I used to be a very self-centered person. In my own mind, I was the main character, and Yang was only the third most important female figure, with the second place often occupied by a villain. But I know now that, however I once imagined it, none of this story would exist without her.


Over time, I began to understand that friendship asks for something in return, and I tried to respond with the same care. I joined her on the cycling and hiking trips she enjoyed. When she did poorly on an exam, I would quietly buy two cups of milk tea and sit with her. On her birthday, I wrote her simple, slightly embarrassing notes, thanking her for being in my life and wishing her a better year.


Yang is one of those friends I do not speak to often, yet never run out of things to say to. We do not talk much on social media. We live on opposite sides of the ocean, in the United States and Japan. But whenever it matters, we are there for each other. She has made me realize that the best kind of friendship is one where interests align, while differences in personality create balance.

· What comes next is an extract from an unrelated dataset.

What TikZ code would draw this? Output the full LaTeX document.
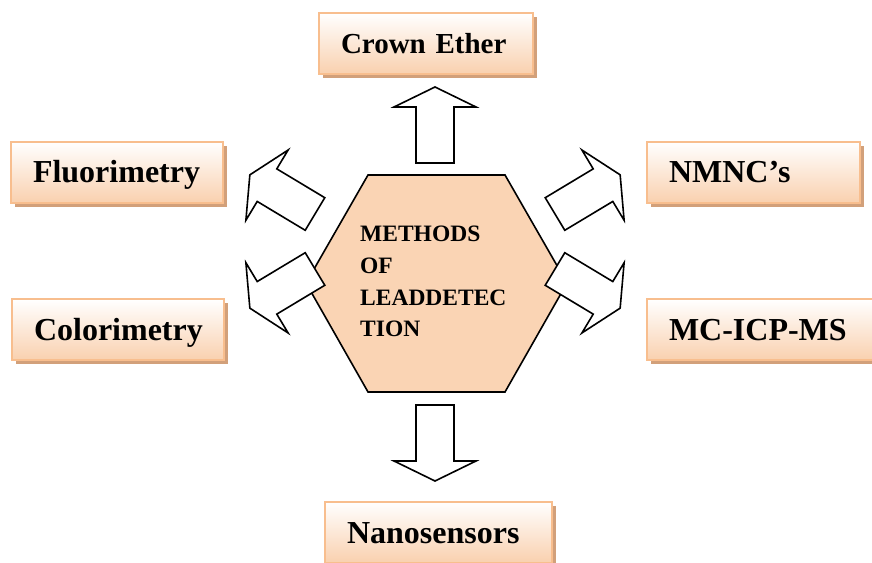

We can talk about everything, from video games to celebrities, from books to travel. She is warm and open, while I am more reserved and prone to overthinking. Her energy has shaped me in ways I did not realize at the time.


The best kind of friendship, to me, is not something that never fades. It is something that allows you to let your guard down and return to a lighter version of yourself, no matter how much the world has changed.


Along the long river of life, there is always a small boat that has moved through both rushing currents and slower, murkier waters, still making its way forward. It is a kind of quiet certainty, one I have come to understand over time.